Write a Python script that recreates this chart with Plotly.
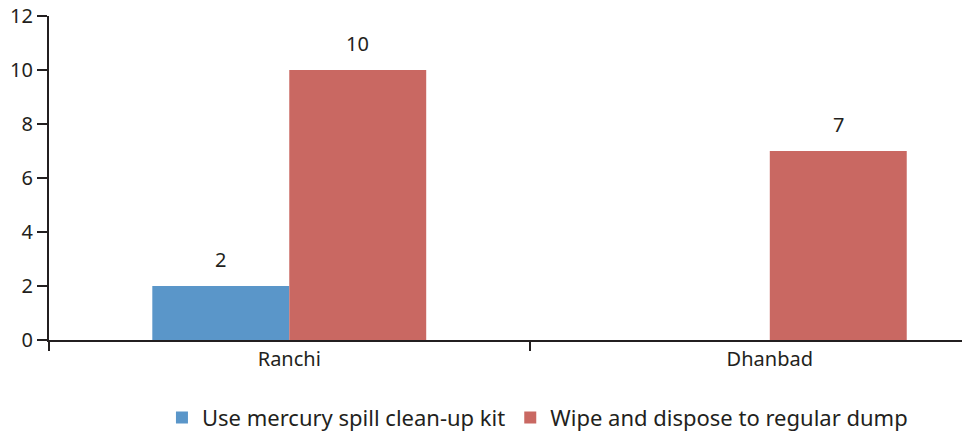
#####
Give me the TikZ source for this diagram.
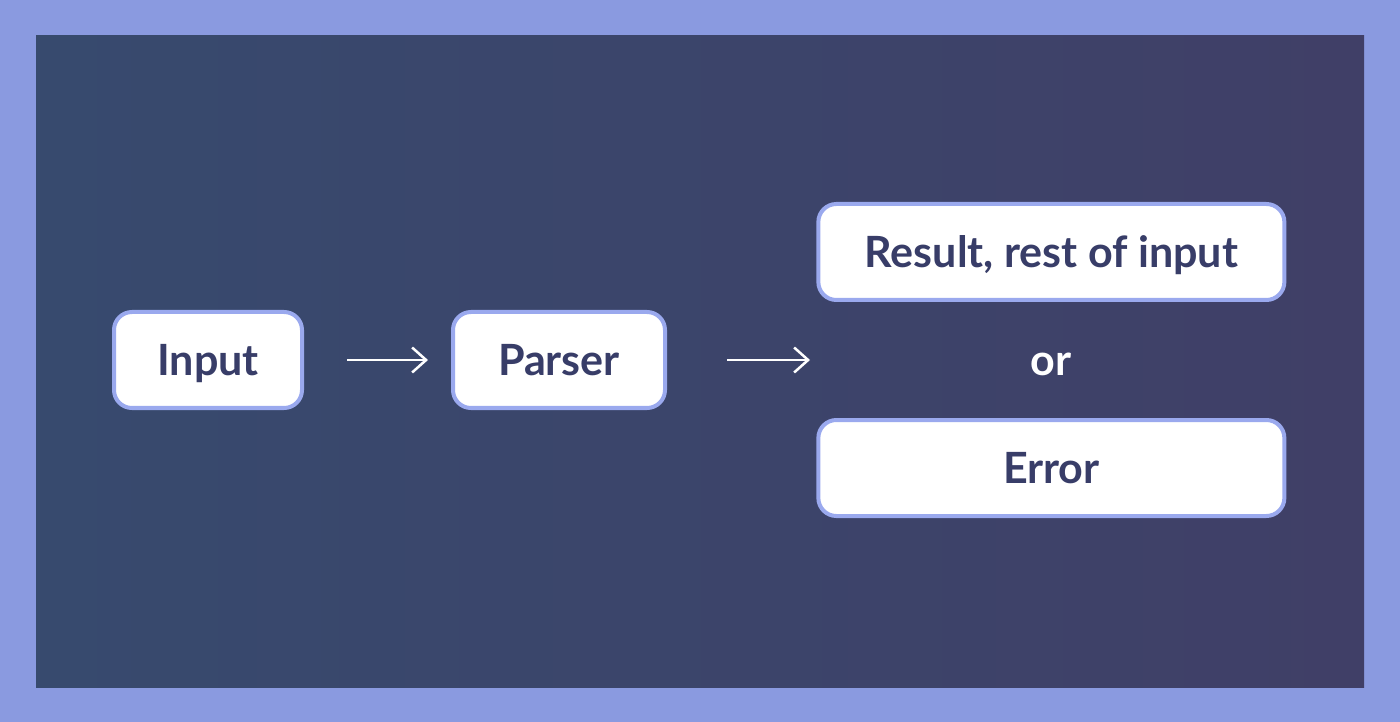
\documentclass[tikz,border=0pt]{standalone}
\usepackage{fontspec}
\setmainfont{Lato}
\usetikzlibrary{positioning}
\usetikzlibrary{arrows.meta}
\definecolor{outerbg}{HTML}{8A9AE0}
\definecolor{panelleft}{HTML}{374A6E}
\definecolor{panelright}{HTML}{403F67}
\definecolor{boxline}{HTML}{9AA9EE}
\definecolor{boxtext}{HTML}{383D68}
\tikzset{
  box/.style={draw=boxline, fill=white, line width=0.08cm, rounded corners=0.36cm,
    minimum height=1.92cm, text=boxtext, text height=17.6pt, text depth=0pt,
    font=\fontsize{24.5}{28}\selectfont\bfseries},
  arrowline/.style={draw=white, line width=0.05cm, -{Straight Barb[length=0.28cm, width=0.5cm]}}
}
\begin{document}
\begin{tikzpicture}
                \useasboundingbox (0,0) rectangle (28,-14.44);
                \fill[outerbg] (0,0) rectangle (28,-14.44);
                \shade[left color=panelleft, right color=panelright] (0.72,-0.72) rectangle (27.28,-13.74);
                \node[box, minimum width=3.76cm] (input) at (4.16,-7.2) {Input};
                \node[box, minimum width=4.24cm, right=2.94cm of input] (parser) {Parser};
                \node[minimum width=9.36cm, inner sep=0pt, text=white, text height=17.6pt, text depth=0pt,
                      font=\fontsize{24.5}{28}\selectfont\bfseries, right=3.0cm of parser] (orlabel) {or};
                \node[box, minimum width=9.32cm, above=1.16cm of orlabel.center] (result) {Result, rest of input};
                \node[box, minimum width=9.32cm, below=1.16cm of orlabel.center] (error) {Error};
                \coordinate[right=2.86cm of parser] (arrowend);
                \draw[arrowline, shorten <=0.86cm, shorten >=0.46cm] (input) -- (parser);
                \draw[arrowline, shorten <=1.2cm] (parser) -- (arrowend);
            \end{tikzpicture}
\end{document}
#####
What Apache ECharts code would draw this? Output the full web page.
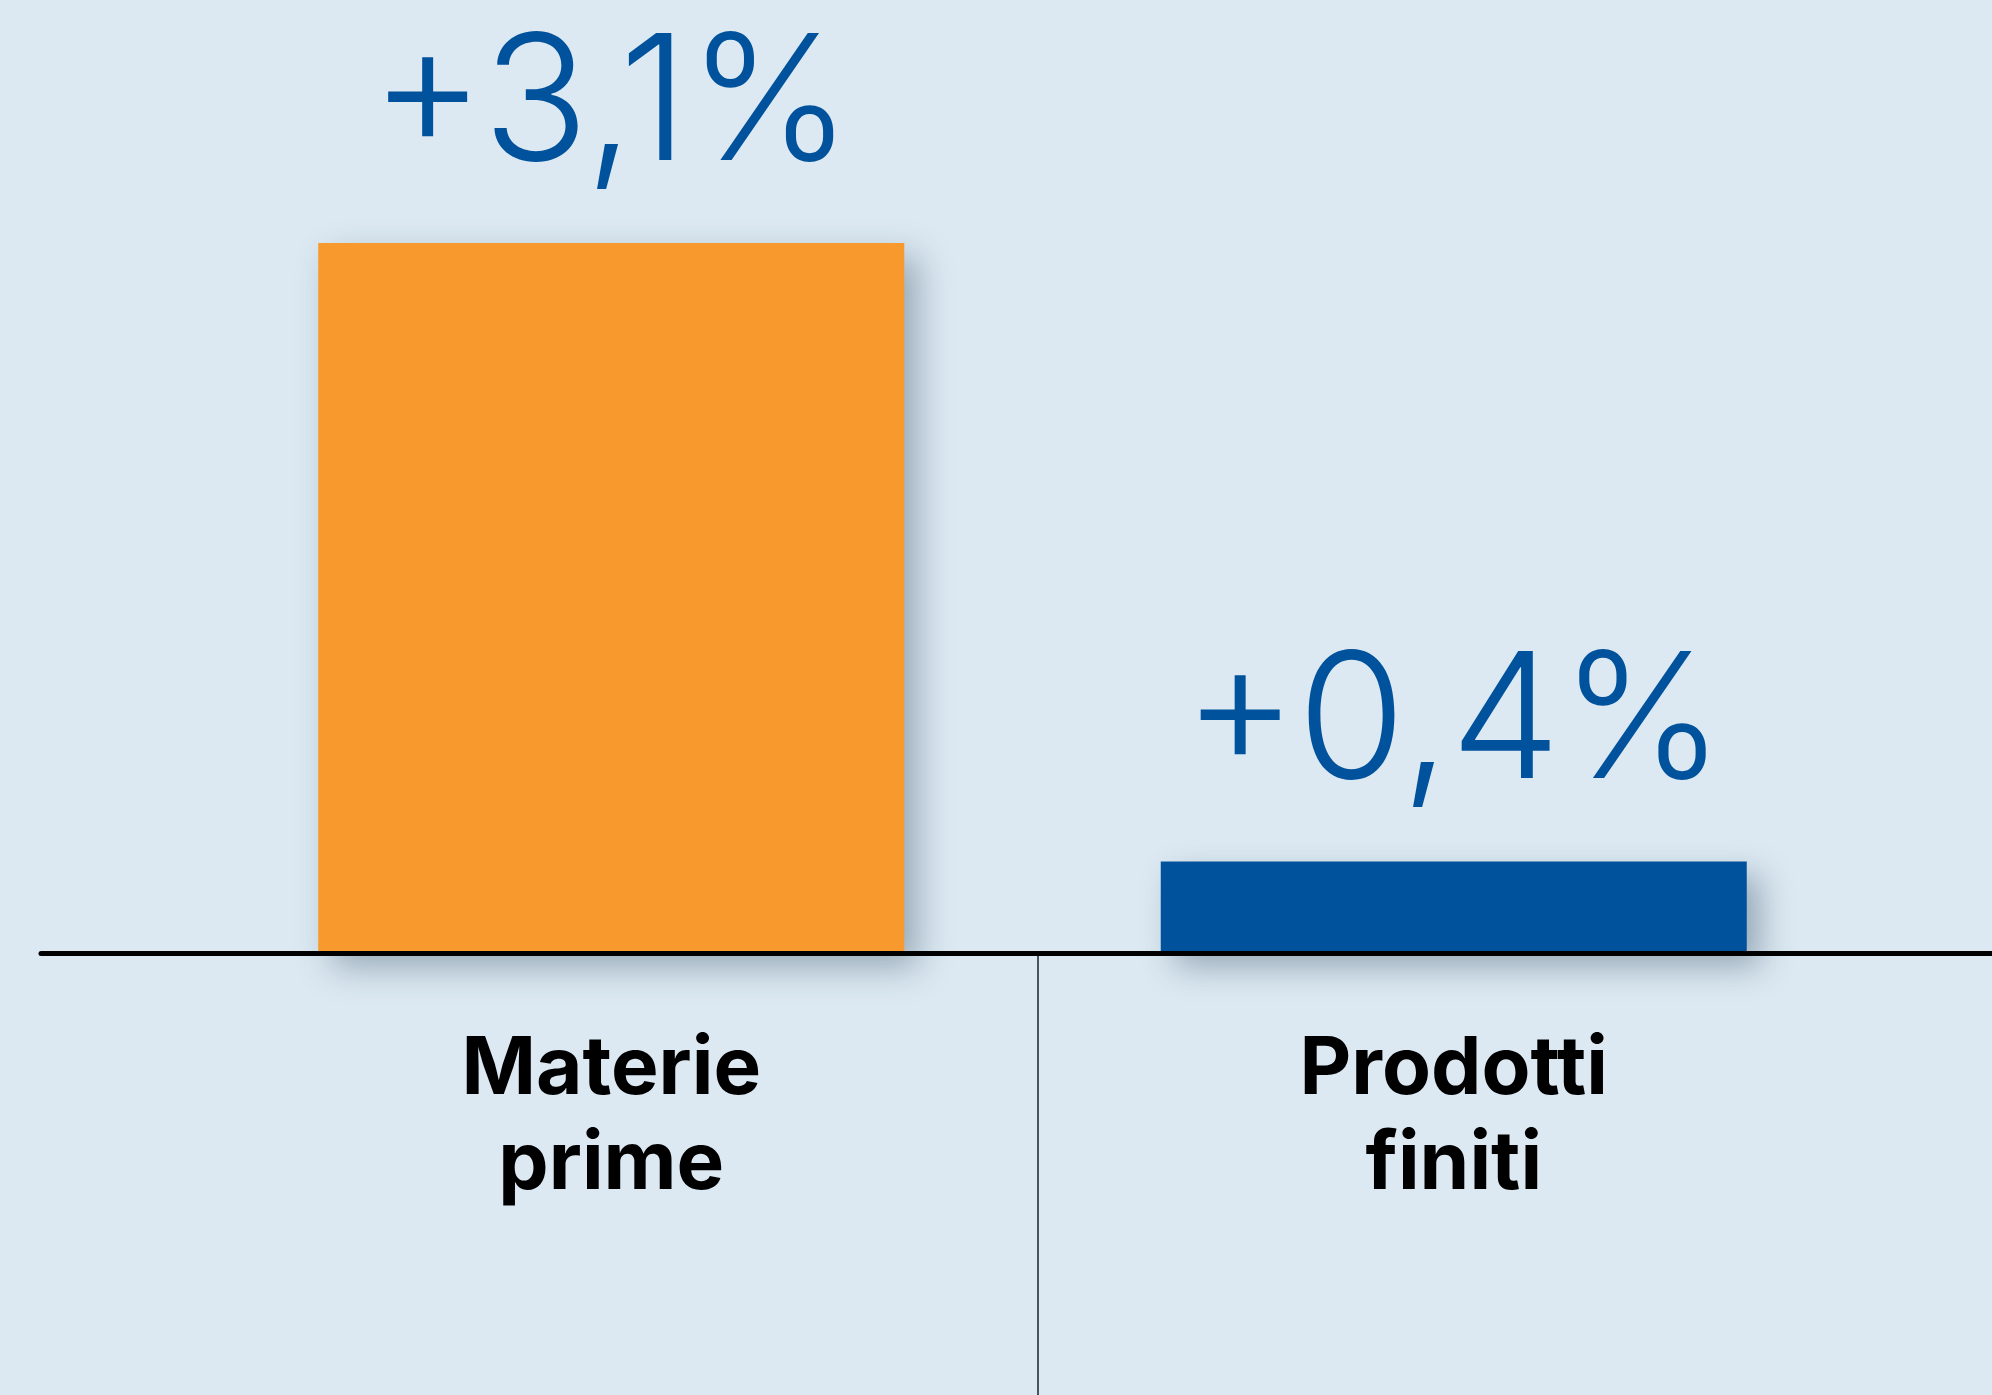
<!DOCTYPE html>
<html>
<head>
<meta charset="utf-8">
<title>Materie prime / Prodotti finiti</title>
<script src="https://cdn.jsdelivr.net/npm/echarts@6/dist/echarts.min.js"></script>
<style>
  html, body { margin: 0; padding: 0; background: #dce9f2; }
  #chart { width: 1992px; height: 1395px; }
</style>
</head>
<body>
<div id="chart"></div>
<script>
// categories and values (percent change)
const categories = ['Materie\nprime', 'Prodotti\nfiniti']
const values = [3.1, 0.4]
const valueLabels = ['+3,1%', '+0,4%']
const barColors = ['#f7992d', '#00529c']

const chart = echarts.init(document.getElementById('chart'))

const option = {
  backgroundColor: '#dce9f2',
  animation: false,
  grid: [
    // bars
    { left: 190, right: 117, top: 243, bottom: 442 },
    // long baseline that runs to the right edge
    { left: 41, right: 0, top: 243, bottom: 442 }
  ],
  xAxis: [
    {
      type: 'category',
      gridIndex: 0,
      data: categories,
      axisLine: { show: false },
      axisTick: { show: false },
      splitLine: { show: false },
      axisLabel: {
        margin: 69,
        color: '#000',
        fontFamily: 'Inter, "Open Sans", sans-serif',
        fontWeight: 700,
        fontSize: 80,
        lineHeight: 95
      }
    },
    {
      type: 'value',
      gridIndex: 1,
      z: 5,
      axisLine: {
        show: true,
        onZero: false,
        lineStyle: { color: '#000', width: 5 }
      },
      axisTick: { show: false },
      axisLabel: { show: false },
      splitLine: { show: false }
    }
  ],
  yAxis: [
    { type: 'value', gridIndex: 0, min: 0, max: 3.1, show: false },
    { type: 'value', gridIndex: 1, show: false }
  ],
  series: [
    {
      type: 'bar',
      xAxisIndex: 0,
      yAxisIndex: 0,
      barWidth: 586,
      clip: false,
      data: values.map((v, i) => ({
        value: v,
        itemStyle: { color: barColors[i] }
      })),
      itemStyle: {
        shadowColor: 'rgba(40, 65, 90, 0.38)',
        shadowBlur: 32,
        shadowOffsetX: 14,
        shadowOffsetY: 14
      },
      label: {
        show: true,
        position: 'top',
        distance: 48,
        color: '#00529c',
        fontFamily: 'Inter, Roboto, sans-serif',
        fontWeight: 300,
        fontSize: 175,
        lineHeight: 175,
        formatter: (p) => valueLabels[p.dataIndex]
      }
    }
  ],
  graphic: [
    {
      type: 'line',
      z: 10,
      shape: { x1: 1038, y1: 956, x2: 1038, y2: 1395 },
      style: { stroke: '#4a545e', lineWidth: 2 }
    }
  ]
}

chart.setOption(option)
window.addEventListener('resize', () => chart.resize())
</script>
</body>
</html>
#####
- [What to produce]:
Select every line above that contains the word "this", and copy it.

- [Exercise response]:
Write a Python script that recreates this chart with Plotly.
Give me the TikZ source for this diagram.
What Apache ECharts code would draw this? Output the full web page.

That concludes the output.